__REQUEST__
Reproduce from the records below, with no pictures, exactly the lines between the one containing "Generate a Python" and the one containing "ax = fig.add_axes([63", inclusive.

··· GIVEN INFORMATION ···

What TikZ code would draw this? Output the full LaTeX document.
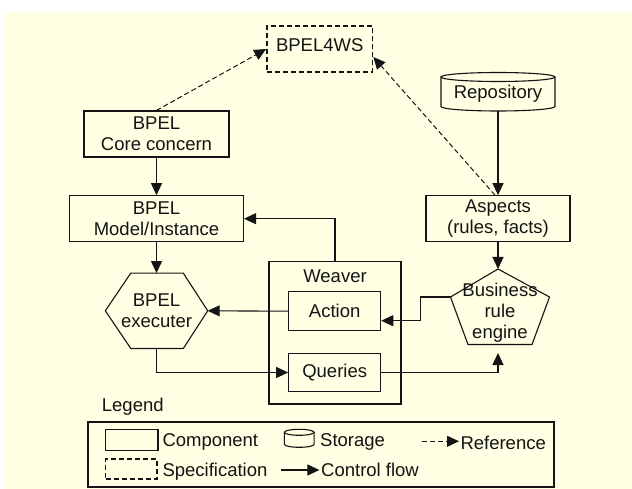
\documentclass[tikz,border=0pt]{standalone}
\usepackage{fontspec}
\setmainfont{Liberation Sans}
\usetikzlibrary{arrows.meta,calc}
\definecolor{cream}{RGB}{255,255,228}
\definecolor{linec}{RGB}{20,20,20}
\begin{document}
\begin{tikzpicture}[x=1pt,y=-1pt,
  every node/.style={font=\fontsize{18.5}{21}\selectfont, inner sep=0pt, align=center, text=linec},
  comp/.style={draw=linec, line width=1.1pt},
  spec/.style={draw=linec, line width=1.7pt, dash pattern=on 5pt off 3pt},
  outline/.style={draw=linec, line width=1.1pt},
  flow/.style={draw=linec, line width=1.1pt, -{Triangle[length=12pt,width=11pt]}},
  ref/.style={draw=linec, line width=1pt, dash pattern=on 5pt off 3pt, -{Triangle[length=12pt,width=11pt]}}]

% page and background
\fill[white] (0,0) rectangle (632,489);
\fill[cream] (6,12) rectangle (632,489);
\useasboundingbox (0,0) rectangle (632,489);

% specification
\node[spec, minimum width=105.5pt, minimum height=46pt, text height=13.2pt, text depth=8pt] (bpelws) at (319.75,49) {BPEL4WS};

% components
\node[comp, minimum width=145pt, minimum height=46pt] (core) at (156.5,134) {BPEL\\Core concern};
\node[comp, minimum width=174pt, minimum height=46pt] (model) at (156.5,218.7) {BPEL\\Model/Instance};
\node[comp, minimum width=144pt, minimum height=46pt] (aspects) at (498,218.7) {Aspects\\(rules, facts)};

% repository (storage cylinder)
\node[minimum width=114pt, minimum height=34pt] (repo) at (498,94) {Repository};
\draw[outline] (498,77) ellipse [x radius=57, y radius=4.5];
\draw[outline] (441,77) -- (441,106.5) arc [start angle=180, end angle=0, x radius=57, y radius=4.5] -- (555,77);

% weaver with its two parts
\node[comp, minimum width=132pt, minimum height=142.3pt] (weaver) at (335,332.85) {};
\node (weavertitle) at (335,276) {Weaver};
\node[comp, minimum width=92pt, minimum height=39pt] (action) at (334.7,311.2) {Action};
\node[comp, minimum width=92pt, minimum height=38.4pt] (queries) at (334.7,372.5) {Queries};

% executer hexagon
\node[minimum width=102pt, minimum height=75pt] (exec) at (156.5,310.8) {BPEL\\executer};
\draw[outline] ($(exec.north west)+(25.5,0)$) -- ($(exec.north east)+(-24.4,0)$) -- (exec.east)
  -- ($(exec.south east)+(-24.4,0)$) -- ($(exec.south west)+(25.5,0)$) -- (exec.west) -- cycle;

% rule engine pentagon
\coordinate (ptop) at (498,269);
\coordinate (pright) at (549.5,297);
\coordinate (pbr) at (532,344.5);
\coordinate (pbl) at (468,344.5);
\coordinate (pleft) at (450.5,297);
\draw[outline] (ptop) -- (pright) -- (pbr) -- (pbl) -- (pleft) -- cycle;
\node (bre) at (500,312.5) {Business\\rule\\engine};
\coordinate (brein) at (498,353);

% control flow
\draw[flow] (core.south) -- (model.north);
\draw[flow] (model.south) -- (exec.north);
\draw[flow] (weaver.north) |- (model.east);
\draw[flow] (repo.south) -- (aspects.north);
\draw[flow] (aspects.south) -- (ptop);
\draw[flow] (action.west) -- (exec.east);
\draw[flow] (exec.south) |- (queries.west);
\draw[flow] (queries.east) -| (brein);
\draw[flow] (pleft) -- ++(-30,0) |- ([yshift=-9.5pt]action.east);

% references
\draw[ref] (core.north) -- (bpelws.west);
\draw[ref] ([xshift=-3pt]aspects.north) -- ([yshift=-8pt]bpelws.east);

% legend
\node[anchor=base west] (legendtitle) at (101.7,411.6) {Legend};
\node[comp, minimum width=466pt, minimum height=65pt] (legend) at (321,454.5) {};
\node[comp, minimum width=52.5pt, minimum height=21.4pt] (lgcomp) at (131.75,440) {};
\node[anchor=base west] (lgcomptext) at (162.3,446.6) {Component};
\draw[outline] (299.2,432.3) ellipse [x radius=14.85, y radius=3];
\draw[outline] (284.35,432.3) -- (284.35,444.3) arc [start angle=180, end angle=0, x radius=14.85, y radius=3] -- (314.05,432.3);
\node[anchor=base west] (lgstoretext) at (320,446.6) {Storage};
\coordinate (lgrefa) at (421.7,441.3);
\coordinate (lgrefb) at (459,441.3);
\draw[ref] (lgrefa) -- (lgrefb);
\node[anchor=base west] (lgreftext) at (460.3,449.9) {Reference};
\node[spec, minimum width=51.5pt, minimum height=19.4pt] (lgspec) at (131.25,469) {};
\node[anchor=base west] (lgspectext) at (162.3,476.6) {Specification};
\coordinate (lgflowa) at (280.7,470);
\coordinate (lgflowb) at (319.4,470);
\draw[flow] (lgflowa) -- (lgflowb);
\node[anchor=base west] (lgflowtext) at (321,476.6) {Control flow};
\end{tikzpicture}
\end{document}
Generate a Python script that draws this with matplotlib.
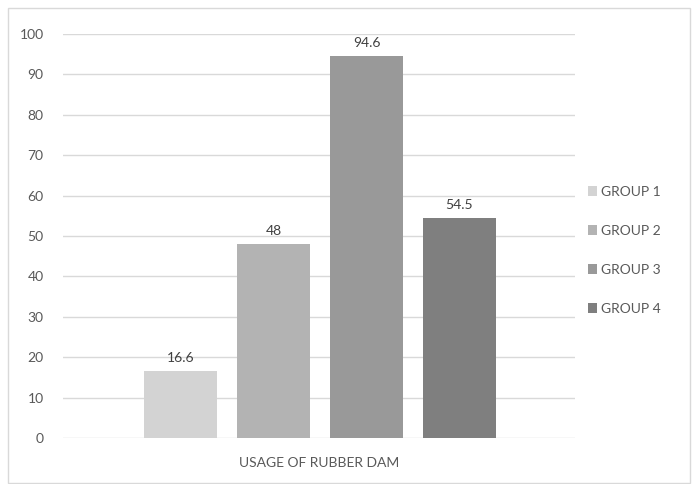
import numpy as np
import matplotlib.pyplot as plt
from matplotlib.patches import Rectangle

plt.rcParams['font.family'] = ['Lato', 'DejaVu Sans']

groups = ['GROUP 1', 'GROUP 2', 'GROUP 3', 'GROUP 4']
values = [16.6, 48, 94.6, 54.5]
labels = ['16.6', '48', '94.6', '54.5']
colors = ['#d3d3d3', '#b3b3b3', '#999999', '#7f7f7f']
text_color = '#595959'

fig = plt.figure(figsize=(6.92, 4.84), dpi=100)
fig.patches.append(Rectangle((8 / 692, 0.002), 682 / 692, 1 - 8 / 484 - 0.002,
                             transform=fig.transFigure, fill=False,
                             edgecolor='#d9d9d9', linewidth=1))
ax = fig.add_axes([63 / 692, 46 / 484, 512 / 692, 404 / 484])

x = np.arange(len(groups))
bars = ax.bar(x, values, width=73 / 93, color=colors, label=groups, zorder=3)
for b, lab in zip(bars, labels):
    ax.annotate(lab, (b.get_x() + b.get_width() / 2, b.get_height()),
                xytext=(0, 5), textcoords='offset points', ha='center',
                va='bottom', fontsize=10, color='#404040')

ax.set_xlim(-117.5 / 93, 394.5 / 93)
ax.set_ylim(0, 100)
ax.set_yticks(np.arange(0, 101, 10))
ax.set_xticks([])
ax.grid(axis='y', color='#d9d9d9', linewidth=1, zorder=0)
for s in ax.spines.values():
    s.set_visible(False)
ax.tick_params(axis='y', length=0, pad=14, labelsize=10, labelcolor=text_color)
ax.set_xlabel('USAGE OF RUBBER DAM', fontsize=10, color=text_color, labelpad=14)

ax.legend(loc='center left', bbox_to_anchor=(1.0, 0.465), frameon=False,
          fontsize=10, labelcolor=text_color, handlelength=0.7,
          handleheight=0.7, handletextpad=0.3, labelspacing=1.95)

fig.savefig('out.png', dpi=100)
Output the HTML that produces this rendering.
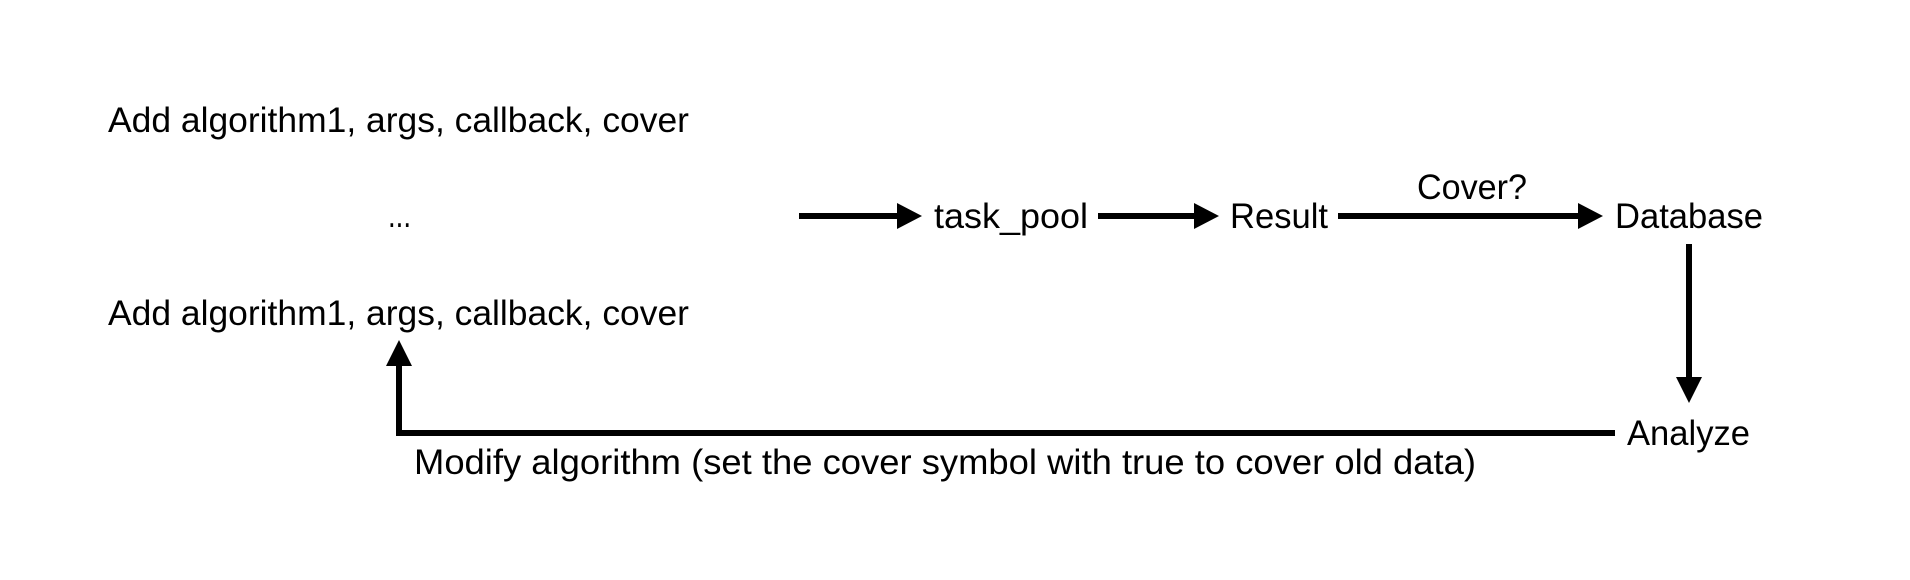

···

__OUTPUT OF THE EXERCISE__
Generate a Python script that draws this with matplotlib.
import numpy as np
import matplotlib.pyplot as plt
from matplotlib.patches import Rectangle

plt.rcParams['font.family'] = ['Lato', 'DejaVu Sans']

groups = ['GROUP 1', 'GROUP 2', 'GROUP 3', 'GROUP 4']
values = [16.6, 48, 94.6, 54.5]
labels = ['16.6', '48', '94.6', '54.5']
colors = ['#d3d3d3', '#b3b3b3', '#999999', '#7f7f7f']
text_color = '#595959'

fig = plt.figure(figsize=(6.92, 4.84), dpi=100)
fig.patches.append(Rectangle((8 / 692, 0.002), 682 / 692, 1 - 8 / 484 - 0.002,
                             transform=fig.transFigure, fill=False,
                             edgecolor='#d9d9d9', linewidth=1))
ax = fig.add_axes([63 / 692, 46 / 484, 512 / 692, 404 / 484])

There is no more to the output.